I transferred to Columbia with one goal: graduate. After attending a claustrophobic conservatory program in Seattle and a community college in Southern California where I was going nowhere fast, I just needed to finish getting a degree and Columbia was my last resort—in hindsight, not the mentality one should have going into college.
Though I arrived with the credits of a sophomore and scored high on the COMPASS test, I was instructed to take classes typically reserved for freshmen. Halfway through my first semester at the college, I received a call from an advisor informing me that the credits I had brought with me from previous institutions had “finally” transferred, meaning all of my then-current classes would be designated as electives and would not move me any closer to graduation.
I came to Columbia embittered—the education industrial complex and the insurmountable debt I had already incurred only served to entirely dishearten me. The revelation that I had spent an entire semester taking classes I did not need or that did not help me grow artistically left me feeling stunted and resentful, only adding to the feeling of disillusionment I already carried with me.
The first year was hard. I was an older student surrounded by much younger students in the dorms, since I had not had the time or resources to find housing prior to starting at the college. The fact that I was taking useless classes filled me with apathy and I had a very hard time finding friends in a campus where I felt increasingly disconnected as time went on.
Maneuvering against the bureaucracy of Res Life in order to get anything done was exhausting and futile. After the Counseling Services higher-ups assessed my adequate level of “need” for counseling in my second semester, the counselor I was assigned to offered little to no help—save for an empathetic smile and a consent form that allowed her to use my sessions in her dissertation. Whether college advisors were too busy or too disconnected from students to care, it was never a resource I returned to—though the college’s many resources were one of the reasons I chose to attend.
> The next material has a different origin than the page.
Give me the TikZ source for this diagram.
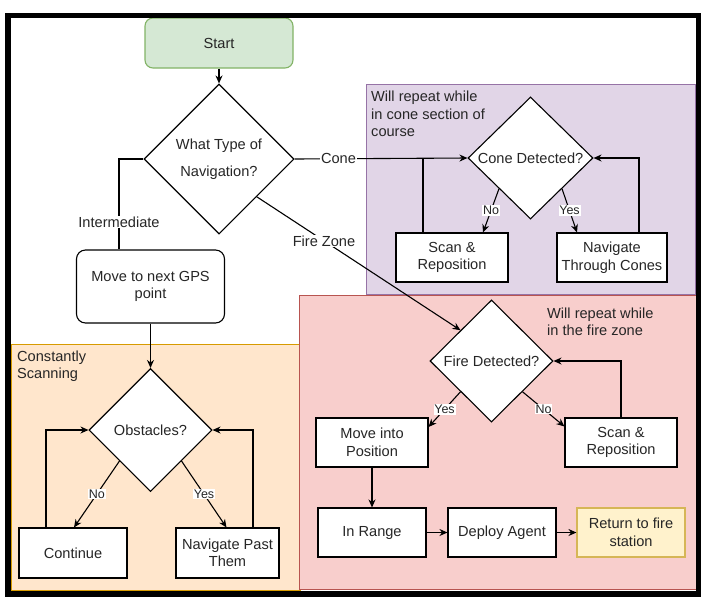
\documentclass[tikz,border=0pt]{standalone}
\usepackage{fontspec}
\setmainfont{Liberation Sans}
\usetikzlibrary{shapes.geometric,arrows.meta}
\definecolor{txt}{HTML}{262626}
\definecolor{greenF}{HTML}{D5E8D4}
\definecolor{greenS}{HTML}{82B366}
\definecolor{purpF}{HTML}{E1D5E7}
\definecolor{purpS}{HTML}{9673A6}
\definecolor{redF}{HTML}{F8CECC}
\definecolor{redS}{HTML}{B85450}
\definecolor{oraF}{HTML}{FFE6CC}
\definecolor{oraS}{HTML}{D79B00}
\definecolor{yelF}{HTML}{FFF2CC}
\definecolor{yelS}{HTML}{D6B656}
\newcommand\myfs{\fontsize{14.6}{17.5}\selectfont}
\newcommand\mylfs{\fontsize{12.5}{14}\selectfont}
\tikzset{
  base/.style={font=\myfs, text=txt, align=center},
  box/.style={base, draw=black, fill=white, line width=1.1pt, minimum height=49, inner sep=0},
  dia/.style={base, draw=black, fill=white, diamond, inner sep=0, line width=1.1pt},
  conn/.style={line width=1.1pt, draw=black},
  arr/.style={conn, -{Stealth[length=8pt,width=7pt]}},
  lbl/.style={font=\mylfs, text=txt, fill=white, inner sep=0.8pt},
  flbl/.style={font=\myfs, text=txt, fill=white, inner sep=0.8pt},
  cont/.style={line width=1pt},
  ctext/.style={base, align=left, anchor=west, inner sep=0},
}
\begin{document}
\begin{tikzpicture}[x=1pt,y=-1pt]
\useasboundingbox (0,0) rectangle (703,603);
% containers
\filldraw[cont, fill=oraF, draw=oraS] (11,344) rectangle (300,590);
\filldraw[cont, fill=purpF, draw=purpS] (366,84) rectangle (695,294);
\filldraw[cont, fill=redF, draw=redS] (299,295) rectangle (696,589);
\node[ctext] (cscan) at (17,366) {Constantly\\Scanning};
\node[ctext] (ctcone) at (371,114) {Will repeat while\\in cone section of\\course};
\node[ctext] (ctfire) at (547,322) {Will repeat while\\in the fire zone};
% nodes
\node[box, rounded corners=8pt, fill=greenF, draw=greenS, minimum width=148, minimum height=50] (start) at (219,43) {Start};
\node[dia, minimum width=150, minimum height=150] (nav) at (219,159) {What Type of\\[9.5pt]Navigation?};
\node[box, rounded corners=9pt, minimum width=148, minimum height=73] (gps) at (150.5,286.5) {Move to next GPS\\point};
\node[dia, minimum width=123, minimum height=123] (obst) at (150.5,430) {Obstacles?};
\node[box, minimum width=108, minimum height=50] (cont) at (73,553) {Continue};
\node[box, minimum width=103, minimum height=50] (navpast) at (227.5,553) {Navigate Past\\Them};
\node[dia, minimum width=125, minimum height=122] (cone) at (530.5,158) {Cone Detected?};
\node[box, minimum width=112] (scanc) at (452,257.5) {Scan \&\\Reposition};
\node[box, minimum width=110] (navcones) at (612,257.5) {Navigate\\Through Cones};
\node[dia, minimum width=123, minimum height=122] (fire) at (491.5,361) {Fire Detected?};
\node[box, minimum width=112] (move) at (372,442.5) {Move into\\Position};
\node[box, minimum width=112] (scanf) at (621,442.5) {Scan \&\\Reposition};
\node[box, minimum width=108] (inrange) at (372,532.5) {In Range};
\node[box, minimum width=108] (deploy) at (502,532.5) {Deploy Agent};
\node[box, minimum width=108, fill=yelF, draw=yelS] (ret) at (631,532.5) {Return to fire\\station};
% connectors
\draw[arr] (start) -- (nav);
\draw[conn] (nav.west) -| ([xshift=-31.5]gps.north) node[flbl, pos=0.85] {Intermediate};
\draw[arr] (nav.east) -- node[flbl, pos=0.254] {Cone} (cone.west);
\draw[arr] (nav.south east) -- node[flbl, pos=0.33] {Fire Zone} (fire.north west);
\draw[conn] ([xshift=-29]scanc.north) -- ([xshift=-29]scanc.north |- cone.west);
\draw[arr] ([xshift=27]navcones.north) |- (cone.east);
\draw[arr] (cone.south west) -- node[lbl] {No} ([xshift=31]scanc.north);
\draw[arr] (cone.south east) -- node[lbl] {Yes} ([xshift=-35]navcones.north);
\draw[arr] (scanf.north) |- (fire.east);
\draw[arr] (fire.south west) -- node[lbl] {Yes} ([yshift=-9.5]move.north east);
\draw[arr] (fire.south east) -- node[lbl] {No} ([yshift=-9]scanf.north west);
\draw[arr] (move) -- (inrange);
\draw[arr] (inrange) -- (deploy);
\draw[arr] (deploy) -- (ret);
\draw[arr] (gps) -- (obst);
\draw[arr] (obst.south west) -- node[lbl] {No} ([xshift=1]cont.north);
\draw[arr] (obst.south east) -- node[lbl] {Yes} ([xshift=-1]navpast.north);
\draw[arr] ([xshift=-27]cont.north) |- (obst.west);
\draw[arr] ([xshift=25.5]navpast.north) |- (obst.east);
% outer frame
\draw[line width=5.5pt] (8,15.5) rectangle (698.5,594);
\end{tikzpicture}
\end{document}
That said, Columbia changed my life for the better. It was at the end of my first year at the college when I realized the hundreds upon thousands of dollars I was spending just to get a piece of paper was going to be worth it.
The college’s faculty and students—the unsung, underappreciated heroes—are why I will be proud to carry a degree in Comedy Writing and Performance from Columbia. And yet, these individuals—who work tirelessly to make Columbia the college it should be—only suffer under the new administration and its high-minded ideas for the future of the college.
No administrator has ever helped guide me in my education at Columbia. No administrator has ever counseled me on what classes to take or how to deal with life in the art world. No administrator has ever listened to my concerns about my art or my education. No administrator has ever collaborated with me to create work that I am proud of or helped me make crucial connections in my field of study. No administrator has ever attended any of my performances or classes. No administrator has ever shown any interest in me as a student or as a human. No administrator has ever encouraged me to honor my truth and discover my voice.
But Columbia’s astounding faculty—with some exceptions—and its impressive student body—when it applies itself—have done all of this and more. The college has gone above and beyond in its duties for me, even in the face of an administration that looms like an ominous specter, only appearing when it’s time to talk business.
The administration values Columbia’s students and faculty by their expendability. This fact has never been more apparent than in the recent actions of the administration and in the draft of the Strategic Plan—the latter of which is couched in the fluffy promises of a student center and improved curricula to trick students into thinking it’s about “them” and not actually about meeting the bottom line.
It may not be the administrators’ job to lead students by the hand through their time at college, but it is ignorant to think it views students as anything other than profit centers in the business of education. I have never once felt the administration views me, or my fellow students, as individuals worth listening to or worth fighting for.
As the administration moves forward with its plans, I urge students to pay attention and speak up. Complacency and apathy are our greatest weaknesses when students are more than capable of effecting positive change.